There can be considerable overlap in the clinical presentation and laboratory features of dengue, malaria, and enteric fever, three important causes of fever in returned travelers. Routine laboratory tests including full blood examination (FBE), liver function tests (LFTs), and C-reactive protein (CRP) are frequently ordered on febrile patients, and may help differentiate between these possible diagnoses.

Methods.

Adult travelers returning to Australia who presented to the Royal Melbourne Hospital with confirmed diagnosis of dengue, malaria, or enteric fever between January 1, 2000 and March 1, 2013 were included in this retrospective study.

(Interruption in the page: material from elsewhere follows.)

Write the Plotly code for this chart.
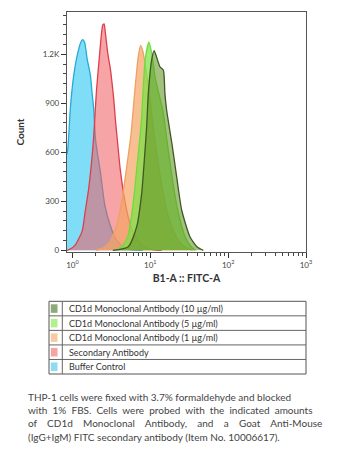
import plotly.graph_objects as go

# ---- histogram data: FITC intensity (B1-A) vs. event count ----
buffer_x = [0.80, 0.86, 0.90, 0.94, 1.04, 1.18, 1.29, 1.36, 1.44, 1.54, 1.70, 1.78,
            1.87, 1.93, 1.97, 2.10, 2.28, 2.60, 3.04, 3.60, 4.50, 5.50, 8.0]
buffer_y = [560, 600, 720, 871, 1073, 1216, 1277, 1290, 1270, 1175, 1073, 971,
            871, 767, 688, 590, 483, 279, 157, 70, 22, 5, 0]

secondary_x = [0.85, 0.95, 1.09, 1.33, 1.46, 1.62, 1.78, 1.87, 2.03, 2.21, 2.45, 2.55,
               2.65, 2.80, 2.92, 3.05, 3.20, 3.40, 3.56, 3.80, 4.10, 4.50, 5.00, 5.50,
               6.20, 7.40, 9.0, 11.0, 14.0]
secondary_y = [0, 10, 34, 116, 239, 381, 565, 688, 971, 1175, 1379, 1386,
               1330, 1230, 1170, 1120, 1040, 920, 800, 660, 500, 360, 240, 160,
               95, 45, 15, 3, 0]

ab1_x = [2.0, 2.5, 3.0, 3.7, 4.3, 4.98, 5.70, 6.0, 6.31, 6.61, 6.95, 7.5, 8.06,
         8.5, 9.5, 10.5, 12.0, 14.0, 16.0, 19.0, 23.0, 28.0, 35.0]
ab1_y = [0, 15, 50, 150, 300, 512, 726, 849, 971, 1073, 1175, 1255, 1215,
         1150, 1000, 820, 600, 400, 260, 140, 60, 20, 0]

ab5_x = [3.5, 4.3, 5.13, 5.88, 6.55, 7.70, 8.06, 8.63, 9.6, 10.5, 11.5, 13.0,
         14.5, 16.5, 19.0, 22.5, 28.0, 33.0, 38.0]
ab5_y = [0, 20, 83, 247, 451, 800, 971, 1175, 1275, 1200, 1063, 950,
         859, 660, 451, 247, 83, 25, 0]

ab10_x = [3.3, 5.22, 6.69, 7.75, 8.38, 8.98, 9.43, 10.4, 11.2, 13.3, 14.7, 15.4,
          16.2, 19.0, 21.8, 25.3, 32.3, 40.0, 48.0]
ab10_y = [0, 22, 145, 349, 553, 757, 961, 1165, 1222, 1124, 1104, 961,
          859, 650, 451, 247, 83, 20, 0]

series = [
    # name, x, y, line colour, fill colour, legend swatch
    ("Buffer Control", buffer_x, buffer_y, "#27a9d8", "rgba(85,210,245,0.75)", "#8edbf4"),
    ("Secondary Antibody", secondary_x, secondary_y, "#dc3f4c", "rgba(240,90,95,0.55)", "#f5a3a3"),
    ("CD1d Monoclonal Antibody (1 µg/ml)", ab1_x, ab1_y, "#f0a060", "rgba(245,165,100,0.70)", "#f8c9a2"),
    ("CD1d Monoclonal Antibody (5 µg/ml)", ab5_x, ab5_y, "#6fdc3c", "rgba(120,225,70,0.70)", "#b2f08e"),
    ("CD1d Monoclonal Antibody (10 µg/ml)", ab10_x, ab10_y, "#3f5a22", "rgba(100,150,40,0.60)", "#8cab78"),
]

y_tickvals = [0, 300, 600, 900, 1200]
y_ticktext = ["0", "300", "600", "900", "1.2K"]
x_tickvals = [1, 10, 100, 1000]
x_ticktext = ["10<sup>0</sup>", "10<sup>1</sup>", "10<sup>2</sup>", "10<sup>3</sup>"]
x_minor = [m * d for d in (1, 10, 100) for m in range(2, 10)]

caption_lines = [
    "THP-1 cells were fixed with 3.7% formaldehyde and blocked",
    "with 1% FBS. Cells were probed with the indicated amounts",
    "of CD1d Monoclonal Antibody, and a Goat Anti-Mouse",
    "(IgG+IgM) FITC secondary antibody (Item No. 10006617).",
]
# extra non-breaking spaces per word gap, giving a justified block
caption_pad = [0, 1, 3, 0]

# ---- page geometry (pixels) ----
W, H = 348, 464
L, R, T, B = 67, 306, 12, 252
FONT = "Lato"


def px(x):
    return (x - L) / (R - L)


def py(y):
    return (B - y) / (B - T)


fig = go.Figure()
for name, xs, ys, lc, fc, _ in series:
    fig.add_trace(go.Scatter(
        x=xs, y=ys, mode="lines", name=name, fill="tozeroy",
        line=dict(color=lc, width=1.3, shape="spline", smoothing=0.6),
        fillcolor=fc, showlegend=False, hoverinfo="skip",
    ))

axis_common = dict(
    showline=True, linecolor="#555555", linewidth=1.3, mirror=True,
    ticks="outside", tickcolor="#333333", tickwidth=1.3, ticklen=5,
    showgrid=False, zeroline=False,
    tickfont=dict(family=FONT, size=8, color="#444444"),
)

fig.update_xaxes(
    type="log", range=[-0.07, 3.0],
    tickmode="array", tickvals=x_tickvals, ticktext=x_ticktext,
    minor=dict(tickmode="array", tickvals=x_minor, ticks="outside", ticklen=3,
               tickcolor="#444444", tickwidth=1),
    title=dict(text="<b>B1-A :: FITC-A</b>", standoff=5,
               font=dict(family=FONT, size=10.5, color="#333333")),
    **axis_common,
)
fig.update_yaxes(
    range=[-10, 1459],
    tickmode="array", tickvals=y_tickvals, ticktext=y_ticktext,
    minor=dict(dtick=60, tick0=0, ticks="outside", ticklen=3,
               tickcolor="#444444", tickwidth=1),
    title=dict(text="<b>Count</b>", standoff=16,
               font=dict(family=FONT, size=10, color="#333333")),
    **axis_common,
)

# ---- legend box with ruled rows ----
shapes = []
annotations = []
leg_l, leg_r, leg_t, leg_b = 49, 306, 301.3, 374
row_h = (leg_b - leg_t) / 5
shapes.append(dict(type="rect", xref="paper", yref="paper",
                   x0=px(leg_l), x1=px(leg_r), y0=py(leg_b), y1=py(leg_t),
                   line=dict(color="#555555", width=1), fillcolor="rgba(0,0,0,0)"))
shapes.append(dict(type="line", xref="paper", yref="paper",
                   x0=px(62.3), x1=px(62.3), y0=py(leg_b), y1=py(leg_t),
                   line=dict(color="#666666", width=1)))
for i in range(1, 5):
    yy = leg_t + i * row_h
    shapes.append(dict(type="line", xref="paper", yref="paper",
                       x0=px(leg_l), x1=px(leg_r), y0=py(yy), y1=py(yy),
                       line=dict(color="#666666", width=1)))
for i, (name, _, _, _, _, swatch) in enumerate(reversed(series)):
    top = leg_t + i * row_h
    shapes.append(dict(type="rect", xref="paper", yref="paper",
                       x0=px(50.8), x1=px(57.5), y0=py(top + row_h - 3), y1=py(top + 3),
                       line=dict(width=0), fillcolor=swatch))
    annotations.append(dict(text=name, x=px(66.5), y=py(top + row_h / 2),
                            xref="paper", yref="paper", xanchor="left", yanchor="middle",
                            showarrow=False, font=dict(family=FONT, size=9, color="#333333")))

# ---- caption below the chart ----
cap_y = [396.7, 410.0, 423.3, 436.7]
cap_font = dict(family=FONT, size=10, color="#444444")
for line, pad, yy in zip(caption_lines, caption_pad, cap_y):
    text = (" " + "\u00a0" * pad).join(line.split(" "))
    annotations.append(dict(text=text, x=px(26), y=py(yy), xref="paper", yref="paper",
                            xanchor="left", yanchor="middle", showarrow=False,
                            font=cap_font))

fig.update_layout(
    width=W, height=H,
    margin=dict(l=L, r=W - R, t=T, b=H - B),
    paper_bgcolor="white", plot_bgcolor="white",
    shapes=shapes, annotations=annotations,
    font=dict(family=FONT),
)

fig.write_html("out.html")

Laboratory results for routine initial investigations performed within the first 2 days were extracted and analyzed.

Results.

There were 304 presentations including 58 with dengue fever, 187 with malaria, and 59 with enteric fever, comprising 56% of all returned travelers with a febrile systemic illness during the study period. Significant findings included 9-fold and 21-fold odds of a normal CRP in dengue compared with malaria and enteric fever, respectively. The odds of an abnormally low white cell count (WCC) were also significantly greater in dengue versus malaria or enteric fever. Approximately one third of dengue presentations and almost half of the malaria presentations had platelet counts <100 × 109/L. A normal CRP with leukopenia and/or thrombocytopenia occurred in 21% to 30% of dengue presentations, but not in malaria or enteric fever presentations.

Conclusions.

There is a wide differential diagnosis for imported fever, but the non-specific findings of a normal CRP with a low WCC and/or low platelet count may provide useful information in addition to clinical clues to suggest dengue over malaria or enteric fever. Further systematic prospective studies among travelers could help define the potential clinical utility of these results in assisting the clinician when deciding for or against commencement of empiric antimicrobial therapy while awaiting confirmatory tests.